Directive ▸
Copy exactly the lines from the beginning of the data down to and including the line holding "plt.rcParams['font.family'] = ['Liberation", without any pictures.

Input rows ▸
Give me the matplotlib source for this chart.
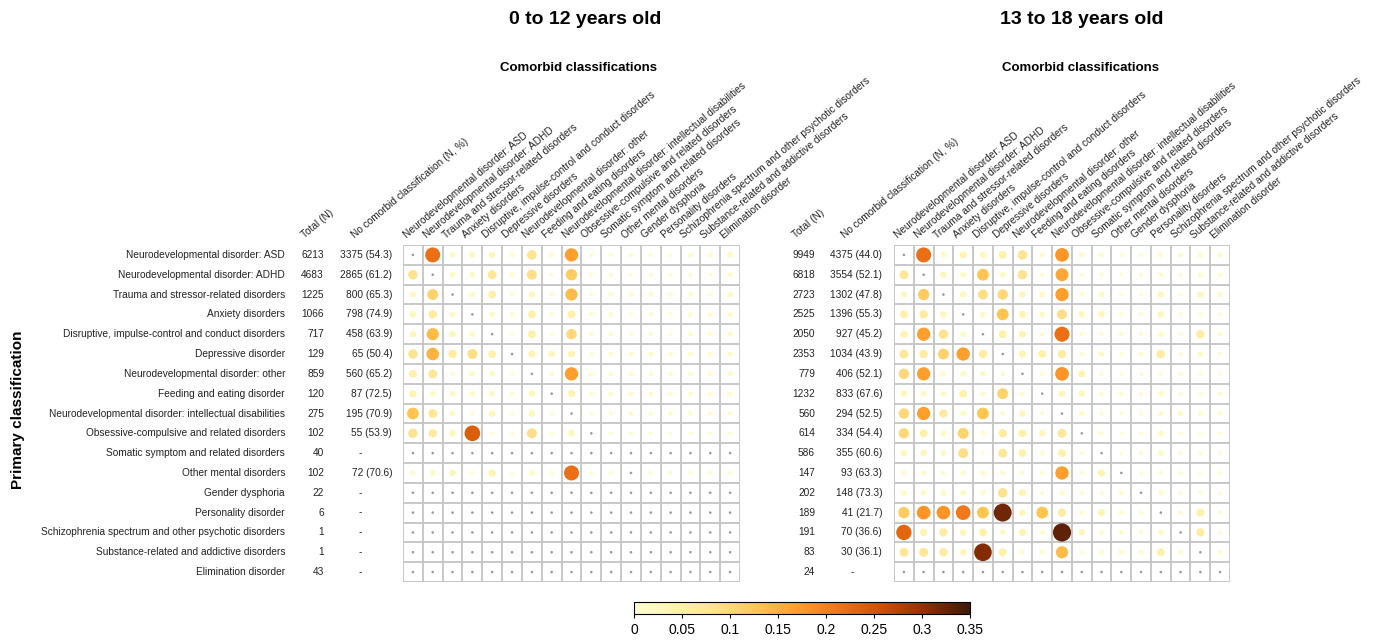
import numpy as np
import matplotlib
matplotlib.use("Agg")
import matplotlib.pyplot as plt
from matplotlib.colors import LinearSegmentedColormap, Normalize
from matplotlib.cm import ScalarMappable
from matplotlib.transforms import blended_transform_factory

plt.rcParams['font.family'] = ['Liberation Sans', 'DejaVu Sans']

primary = [
    "Neurodevelopmental disorder: ASD",
    "Neurodevelopmental disorder: ADHD",
    "Trauma and stressor-related disorders",
    "Anxiety disorders",
    "Disruptive, impulse-control and conduct disorders",
    "Depressive disorder",
    "Neurodevelopmental disorder: other",
    "Feeding and eating disorder",
    "Neurodevelopmental disorder: intellectual disabilities",
    "Obsessive-compulsive and related disorders",
    "Somatic symptom and related disorders",
    "Other mental disorders",
    "Gender dysphoria",
    "Personality disorder",
    "Schizophrenia spectrum and other psychotic disorders",
    "Substance-related and addictive disorders",
    "Elimination disorder",
]
comorbid = [
    "Neurodevelopmental disorder: ASD",
    "Neurodevelopmental disorder: ADHD",
    "Trauma and stressor-related disorders",
    "Anxiety disorders",
    "Disruptive, impulse-control and conduct disorders",
    "Depressive disorders",
    "Neurodevelopmental disorder: other",
    "Feeding and eating disorders",
    "Neurodevelopmental disorder: intellectual disabilities",
    "Obsessive-compulsive and related disorders",
    "Somatic symptom and related disorders",
    "Other mental disorders",
    "Gender dysphoria",
    "Personality disorders",
    "Schizophrenia spectrum and other psychotic disorders",
    "Substance-related and addictive disorders",
    "Elimination disorder",
]

total_child = [6213, 4683, 1225, 1066, 717, 129, 859, 120, 275, 102, 40, 102, 22, 6, 1, 1, 43]
none_child = ["3375 (54.3)", "2865 (61.2)", "800 (65.3)", "798 (74.9)", "458 (63.9)",
              "65 (50.4)", "560 (65.2)", "87 (72.5)", "195 (70.9)", "55 (53.9)", "-",
              "72 (70.6)", "-", "-", "-", "-", "-"]
total_teen = [9949, 6818, 2723, 2525, 2050, 2353, 779, 1232, 560, 614, 586, 147, 202, 189, 191, 83, 24]
none_teen = ["4375 (44.0)", "3554 (52.1)", "1302 (47.8)", "1396 (55.3)", "927 (45.2)",
             "1034 (43.9)", "406 (52.1)", "833 (67.6)", "294 (52.5)", "334 (54.4)",
             "355 (60.6)", "93 (63.3)", "148 (73.3)", "41 (21.7)", "70 (36.6)",
             "30 (36.1)", "-"]

# proportion with each comorbid classification (nan = diagonal / not reported)
nan = np.nan
prop_child = [
    [nan, .22, .02, .025, .03, .01, .08, .01, .17, .01, .005, .005, .005, .005, .01, .01, .02],
    [.08, nan, .02, .02, .07, .01, .09, .005, .12, .005, .005, .005, .005, .005, .005, .005, .015],
    [.025, .11, nan, .02, .05, .01, .03, .01, .14, .005, .01, .01, .01, .01, .01, .005, .02],
    [.03, .06, .02, nan, .02, .01, .05, .005, .05, .01, .01, .005, .005, .005, .01, .01, .015],
    [.03, .14, .03, .02, nan, .005, .05, .005, .10, .01, .01, .005, .005, .005, .01, .01, .015],
    [.08, .15, .06, .09, .05, nan, .04, .03, .04, .005, .01, .01, .015, .01, .01, .01, .015],
    [.05, .07, .005, .02, .02, .005, nan, .01, .17, .01, .01, .01, .01, .01, .01, .01, .015],
    [.04, .02, .02, .02, .02, .01, .03, nan, .04, .01, .01, .01, .01, .01, .01, .01, .01],
    [.13, .07, .02, .005, .03, .005, .03, .005, nan, .005, .005, .01, .005, .01, .01, .01, .01],
    [.08, .06, .03, .24, .005, .005, .09, .005, .03, nan, .005, .005, .005, .005, .005, .005, .005],
    [nan] * 17,
    [.01, .02, .03, .005, .04, .005, .02, .005, .22, .005, .005, nan, .005, .005, .005, .005, .005],
    [nan] * 17,
    [nan] * 17,
    [nan] * 17,
    [nan] * 17,
    [nan] * 17,
]
prop_teen = [
    [nan, .22, .02, .04, .03, .05, .08, .01, .18, .015, .01, .005, .005, .01, .01, .015, .015],
    [.07, nan, .03, .02, .13, .02, .08, .005, .16, .005, .005, .005, .005, .01, .005, .01, .01],
    [.025, .12, nan, .03, .09, .10, .03, .02, .17, .01, .02, .005, .005, .03, .005, .03, .015],
    [.05, .06, .03, nan, .02, .13, .04, .02, .09, .03, .03, .005, .005, .03, .005, .005, .005],
    [.04, .17, .08, .02, nan, .05, .04, .01, .22, .005, .005, .01, .005, .02, .005, .06, .01],
    [.07, .06, .11, .17, .06, nan, .04, .05, .06, .005, .02, .005, .01, .06, .005, .02, .005],
    [.10, .17, .015, .02, .02, .01, nan, .005, .18, .04, .005, .005, .005, .005, .005, .005, .005],
    [.03, .02, .02, .05, .01, .11, .01, nan, .03, .03, .01, .01, .005, .02, .005, .005, .01],
    [.10, .17, .06, .02, .13, .01, .03, .005, nan, .015, .005, .005, .005, .01, .02, .01, .01],
    [.10, .05, .02, .11, .01, .06, .05, .03, .07, nan, .01, .005, .005, .02, .005, .005, .005],
    [.03, .03, .02, .09, .005, .07, .05, .01, .05, .005, nan, .005, .005, .02, .005, .005, .005],
    [.01, .01, .01, .015, .015, .01, .01, .005, .17, .005, .04, nan, .005, .005, .005, .005, .005],
    [.02, .02, .02, .02, .01, .08, .04, .005, .015, .005, .005, .01, nan, .01, .005, .005, .005],
    [.12, .18, .18, .21, .13, .32, .03, .13, .06, .01, .04, .01, .005, nan, .01, .05, .005],
    [.23, .04, .06, .03, .05, .02, .04, .01, .33, .03, .01, .01, .005, .02, nan, .06, .005],
    [.07, .07, .06, .03, .31, .05, .01, .01, .14, .005, .01, .015, .01, .05, .01, nan, .01],
    [nan] * 17,
]

cbar_ticks = [0, 0.05, 0.1, 0.15, 0.2, 0.25, 0.3, 0.35]

W, H = 1383, 640
cmap = LinearSegmentedColormap.from_list(
    "ylorbr_dark",
    ["#fffdd2", "#fff3ad", "#fee08a", "#fec44f", "#fe9929", "#ec7014",
     "#cc4c02", "#8c2d04", "#3d1a08"])
norm = Normalize(0, 0.35)

fig = plt.figure(figsize=(W / 100, H / 100), dpi=100)


def px_ax(x0, y0, x1, y1):
    return fig.add_axes([x0 / W, 1 - y1 / H, (x1 - x0) / W, (y1 - y0) / H])


def draw_panel(ax, props, totals, nones, x_tot, x_none, x_dash, x_hdr_tot, x_hdr_none,
               row_labels=False):
    n = len(comorbid)
    vals = np.array(props, dtype=float)
    ax.set_xlim(-0.5, n - 0.5)
    ax.set_ylim(n - 0.5, -0.5)
    ax.set_xticks([])
    ax.set_yticks([])
    for s in ax.spines.values():
        s.set_visible(False)
    for k in range(n + 1):
        ax.axhline(k - 0.5, color="#c4c4c4", lw=1.3, zorder=1)
        ax.axvline(k - 0.5, color="#c4c4c4", lw=1.3, zorder=1)

    rr, cc = np.nonzero(~np.isnan(vals))
    v = vals[rr, cc]
    ax.scatter(cc, rr, s=500 * v + 7, c=v, cmap=cmap, norm=norm,
               edgecolors="none", zorder=3)
    gr, gc = np.nonzero(np.isnan(vals))
    ax.scatter(gc, gr, s=3.5, color="#9a9a9a", edgecolors="none", zorder=3)

    tr = blended_transform_factory(fig.transFigure, ax.transData)
    for i in range(n):
        if row_labels:
            ax.text(285 / W, i, primary[i], transform=tr, ha="right", va="center",
                    fontsize=7.3, color="#222222")
        ax.text(x_tot / W, i, str(totals[i]), transform=tr, ha="right", va="center",
                fontsize=7.3, color="#222222")
        if nones[i] == "-":
            ax.text(x_dash / W, i, "-", transform=tr, ha="center", va="center",
                    fontsize=7.3, color="#222222")
        else:
            ax.text(x_none / W, i, nones[i], transform=tr, ha="right", va="center",
                    fontsize=7.3, color="#222222")

    for j, lab in enumerate(comorbid):
        ax.text(j - 0.25, -0.75, lab, rotation=40, ha="left", va="bottom",
                rotation_mode="anchor", fontsize=7.3, color="#222222")
    ax.text(x_hdr_tot / W, -0.75, "Total (N)", transform=tr, rotation=40, ha="left",
            va="bottom", rotation_mode="anchor", fontsize=7.3, color="#222222")
    ax.text(x_hdr_none / W, -0.75, "No comorbid classification (N, %)", transform=tr,
            rotation=40, ha="left", va="bottom", rotation_mode="anchor", fontsize=7.3,
            color="#222222")


ax1 = px_ax(403, 245, 740, 582)
ax2 = px_ax(894, 245, 1230, 582)

draw_panel(ax1, prop_child, total_child, none_child, 324, 392, 360, 306, 356, row_labels=True)
draw_panel(ax2, prop_teen, total_teen, none_teen, 815, 882, 852, 797, 846)

fig.text(585 / W, 1 - 20 / H, "0 to 12 years old", ha="center", va="center",
         fontsize=14, fontweight="bold")
fig.text(1082 / W, 1 - 20 / H, "13 to 18 years old", ha="center", va="center",
         fontsize=14, fontweight="bold")
fig.text(578 / W, 1 - 68 / H, "Comorbid classifications", ha="center", va="center",
         fontsize=9.5, fontweight="bold")
fig.text(1081 / W, 1 - 68 / H, "Comorbid classifications", ha="center", va="center",
         fontsize=9.5, fontweight="bold")
fig.text(18 / W, 1 - 410 / H, "Primary classification", ha="center", va="center",
         rotation=90, fontsize=11, fontweight="bold")

cax = px_ax(634, 602, 970, 614)
cb = fig.colorbar(ScalarMappable(norm=norm, cmap=cmap), cax=cax,
                  orientation="horizontal", ticks=cbar_ticks)
cb.ax.set_xticklabels([f"{t:g}" for t in cbar_ticks])
cb.ax.tick_params(labelsize=10, length=3, width=0.8)
cb.outline.set_linewidth(0.8)

fig.savefig("out.png", dpi=100)
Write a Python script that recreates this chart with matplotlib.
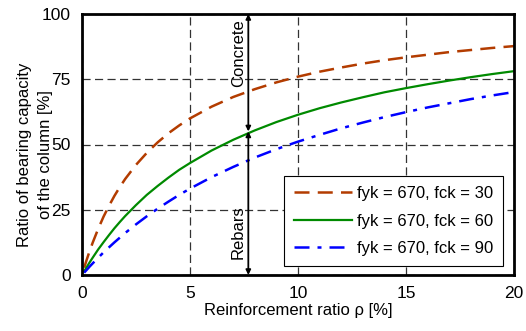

Answer to this problem ▸
Give me the matplotlib source for this chart.
import numpy as np
import matplotlib
matplotlib.use("Agg")
import matplotlib.pyplot as plt
from matplotlib.colors import LinearSegmentedColormap, Normalize
from matplotlib.cm import ScalarMappable
from matplotlib.transforms import blended_transform_factory

plt.rcParams['font.family'] = ['Liberation Sans', 'DejaVu Sans']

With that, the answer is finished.